Caveat Emptor


A classic 1911 problem — barrel overhanging an over-polished feed ramp.

With a seemingly ample supply of used guns available (many sold to fund new gun purchases), used gun prices are climbing to new highs. Higher prices for used guns means we can’t afford to make unnecessary mistakes when we buy. Let’s face it, a used gun is a gamble, some more than others. Sometimes, even after a good inspection, we get surprised, and repairs are in order, so the “buyer beware” warning is in effect here.
Most of the problems we inherit will be minor, but there are a few potential issues which can prove costly. As commonplace as the 1911 platform is, there are still some anomalies we need to look out for in stock factory guns, as well as guns which may have been modified.

Many ’70’s vintage Colts had slide locking lug recesses which were, in some cases, horribly wrong. They were improperly spaced, off-center to the slide bore, too shallow or just inexplicably rounded off on their corners. While many flaws can be corrected, these typically cannot. Their fix is a replacement slide, especially if you’re considering a barrel upgrade.

Issues with off-center magazine wells and poorly cut trigger tracks can be addressed, but they involve some painstaking work. Sometimes even when we pre-inspect carefully, problems arise after the purchase. Fortunately, a wealth of information and the tools and parts to effect repairs are at our fingertips. Brownells’ videos, tech support and their extensive supply of factory stock and custom replacement parts will generally save the day unless something serious pops up. Here are a few common sense things to look out for, and some fixes for them.

Badly damaged and off-centered locking lugs can mean it’s time for a new slide.

Tough Repairs

First, a gun having been tinkered with is not necessarily the kiss of death. Most random acts of customization can be undone or redone, but there are a few time-period modifications to avoid. In the ’80’s and early ’90’s, Millett sights offered a new system of attaching front sights to autos called the “Dual Crimp.” This system allowed the average shooter, fledgeling gunplumber, or gunshop owner a way to upgrade sight systems without needing a lot of expensive machinery. Millett had a variety of front sight heights and colors, and the installation kit made the job simple — all you had to do was drill two 3/16″ holes in the top of the slide and flare the two corresponding rivet-like tenons from the inside of the slide. The installation was clean, the sight was skirted to hide the work, and guys like me put hundreds of them on all manner of pistols.

All that doesn’t sound bad, except for the fact those sights are no longer made, and the mounting system for them is not compatible to the dovetail system we use today. The fix is either welding, or fabricating a patch — neither an easy repair. Check the underside of the slide top if you encounter these sights, and proceed carefully if you find those two inline holes.

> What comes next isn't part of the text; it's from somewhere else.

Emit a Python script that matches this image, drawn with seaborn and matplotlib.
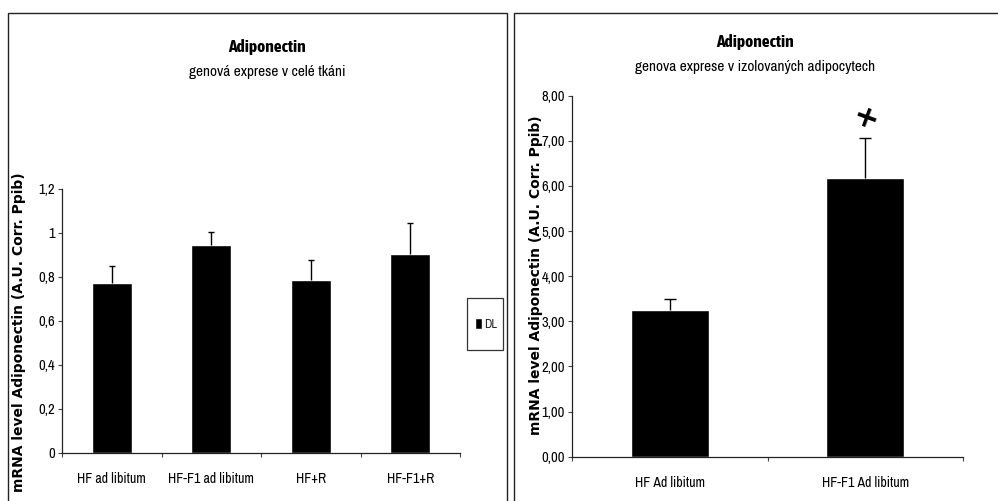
import matplotlib
matplotlib.use("Agg")
import matplotlib.pyplot as plt
from matplotlib.patches import Rectangle
from matplotlib.ticker import FixedLocator
import seaborn as sns
import pandas as pd
import numpy as np

# Whole-tissue expression (left panel)
tissue_groups = ["HF ad libitum", "HF-F1 ad libitum", "HF+R", "HF-F1+R"]
tissue_mean = [0.775, 0.945, 0.786, 0.905]
tissue_err = [0.076, 0.058, 0.093, 0.139]
tissue_ticks = [0, 0.2, 0.4, 0.6, 0.8, 1.0, 1.2]
tissue_ticklabels = ["0", "0,2", "0,4", "0,6", "0,8", "1", "1,2"]

# Isolated adipocyte expression (right panel)
cell_groups = ["HF Ad libitum", "HF-F1 Ad libitum"]
cell_mean = [3.25, 6.17]
cell_err = [0.25, 0.89]
cell_ticks = [0, 1, 2, 3, 4, 5, 6, 7, 8]
cell_ticklabels = ["0,00", "1,00", "2,00", "3,00", "4,00", "5,00", "6,00", "7,00", "8,00"]
star_y = 7.47

legend_label = "DL"
ylabel = "mRNA level Adiponectin (A.U. Corr. Ppib)"

sns.set_theme(style="white")
NARROW = ["Liberation Sans Narrow", "Archivo Narrow", "DejaVu Sans"]
NARROW_BOLD = ["Asap Condensed", "Barlow Semi Condensed", "DejaVu Sans"]
plt.rcParams["font.family"] = NARROW

fig = plt.figure(figsize=(9.98, 5.01), dpi=100)
W, H = 998, 501


def px_axes(x0, y0, x1, y1):
    return fig.add_axes([x0 / W, 1 - y1 / H, (x1 - x0) / W, (y1 - y0) / H])


def draw_errors(ax, means, errs):
    # upper-only error whiskers with a small cap
    x = np.arange(len(means))
    tops = np.asarray(means) + np.asarray(errs)
    ax.vlines(x, means, tops, color="black", linewidth=1)
    ax.hlines(tops, x - 0.03, x + 0.03, color="black", linewidth=1)


def style_axes(ax, ticks, labels, ylim):
    ax.set_ylim(*ylim)
    ax.set_yticks(ticks)
    ax.set_yticklabels(labels, fontsize=10.5, family=NARROW)
    for s in ("top", "right"):
        ax.spines[s].set_visible(False)
    for s in ("left", "bottom"):
        ax.spines[s].set_color("#222222")
        ax.spines[s].set_linewidth(0.9)
    ax.tick_params(axis="y", left=True, length=3, width=0.8, color="#444444", pad=2,
                   labelcolor="black")
    ax.tick_params(axis="x", bottom=False, length=0, pad=14, labelsize=10,
                   labelcolor="black")
    n = len(ax.get_xticks())
    ax.xaxis.set_minor_locator(FixedLocator(np.arange(-0.5, n, 1.0)))
    ax.tick_params(axis="x", which="minor", bottom=True, length=3, width=0.8,
                   color="#444444")
    for lab in ax.get_xticklabels():
        lab.set_family(NARROW)
    ax.set_xlabel("")
    ax.set_ylabel("")
    ax.set_facecolor("white")


# ---- left panel ----
axL = px_axes(62, 189, 460, 453)
dfL = pd.DataFrame({"group": tissue_groups, "value": tissue_mean})
sns.barplot(data=dfL, x="group", y="value", color="black", width=0.4,
            errorbar=None, ax=axL, saturation=1, label=legend_label)
draw_errors(axL, tissue_mean, tissue_err)
axL.set_xlim(-0.5, len(tissue_groups) - 0.5)
style_axes(axL, tissue_ticks, tissue_ticklabels, (0, 1.2))
axL.legend(loc="center", bbox_to_anchor=(486 / W, 1 - 324 / H),
           bbox_transform=fig.transFigure, frameon=False,
           handlelength=0.55, handleheight=1.0, handletextpad=0.2,
           borderpad=0, borderaxespad=0, prop={"family": NARROW, "size": 9})
# legend frame
fig.patches.append(Rectangle((467 / W, 1 - 350 / H), 36 / W, 52 / H,
                             transform=fig.transFigure, fill=False,
                             edgecolor="#333333", linewidth=0.9))

# ---- right panel ----
axR = px_axes(572, 95.7, 963, 456.7)
dfR = pd.DataFrame({"group": cell_groups, "value": cell_mean})
sns.barplot(data=dfR, x="group", y="value", color="black", width=0.4,
            errorbar=None, ax=axR, saturation=1)
draw_errors(axR, cell_mean, cell_err)
axR.set_xlim(-0.5, len(cell_groups) - 0.5)
style_axes(axR, cell_ticks, cell_ticklabels, (0, 8))
axR.text(1, star_y, "+", ha="center", va="center", fontsize=22,
         fontweight="bold", rotation=-20, family="DejaVu Sans", color="black")

# ---- titles and axis labels ----
for cx, ty, sub in [(267, 47, "genová exprese v celé tkáni"),
                    (755, 42, "genova exprese v izolovaných adipocytech")]:
    fig.text(cx / W, 1 - ty / H, "Adiponectin", ha="center", va="center",
             fontsize=12.5, fontweight="bold", family=NARROW_BOLD, color="black")
    fig.text(cx / W, 1 - (ty + 25) / H, sub, ha="center", va="center",
             fontsize=11, family=NARROW, color="black")

fig.text(19 / W, 1 - 332 / H, ylabel, rotation=90, ha="center", va="center",
         fontsize=10, fontweight="bold", family="DejaVu Sans", color="black")
fig.text(536 / W, 1 - 275 / H, ylabel, rotation=90, ha="center", va="center",
         fontsize=10, fontweight="bold", family="DejaVu Sans", color="black")

# ---- panel frames ----
fig.patches.append(Rectangle((8 / W, -0.02), (507 - 8) / W, 1 - 13 / H + 0.02,
                             transform=fig.transFigure, fill=False,
                             edgecolor="#222222", linewidth=1.0))
fig.patches.append(Rectangle((514 / W, -0.02), 1.0, 1 - 13 / H + 0.02,
                             transform=fig.transFigure, fill=False,
                             edgecolor="#222222", linewidth=1.0))

fig.savefig("out.png", dpi=100, facecolor="white")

Three more areas to check are the feed ramp/barrel interface, ejection port and grip safety fit. In most cases, you’ll find the Dremel-jockey who “polished” the feed ramp rounded off the top edge, or moved the ramp closer to the barrel to eliminate the “step” as the round feeds into the chamber. This step is necessary for proper operation, and should be approximately .030″. If you’re not seeing this, look more closely to see if the solution is simply a barrel/chamber modification, or if more serious work is in order.

The ejection port and grip safety area can also encounter issues. Poorly done work here can be difficult to repair, often requiring welding and refinishing. As with the Dual Crimp sights, some of these guns are victims of the obsolescence of their parts, especially grip safeties. We’re fortunate companies like EGW now offer solutions in the form of grip safeties with a smaller mounting radius allowing us to refit a badly gapped installation.

Round Guns

Revolvers, while admittedly simpler machines than some autos, can still cause headaches in the used market. Their problems for the most part are not too difficult to address, but there are a few things which can be deal killers. Be wary of “action jobs” if you don’t know who has done the work. Internal components for older revolvers, especially Colts, are in ever-shortening supply. Check the forcing cone area, particularly on K-Frame S&W Magnums — a crack here can cost you a new barrel.

Simpler problems are common, from bent ejector rods to misaligned yokes, but these are not very difficult for an experienced smith to repair.
So, are you scared away from the used gun market? Don’t be! There are some fantastic pieces out there, some treasures of history, some functional works of art, even. There are also time- and cash-sucking albatrosses out there. The trick is to be informed, patient — and a little cautious.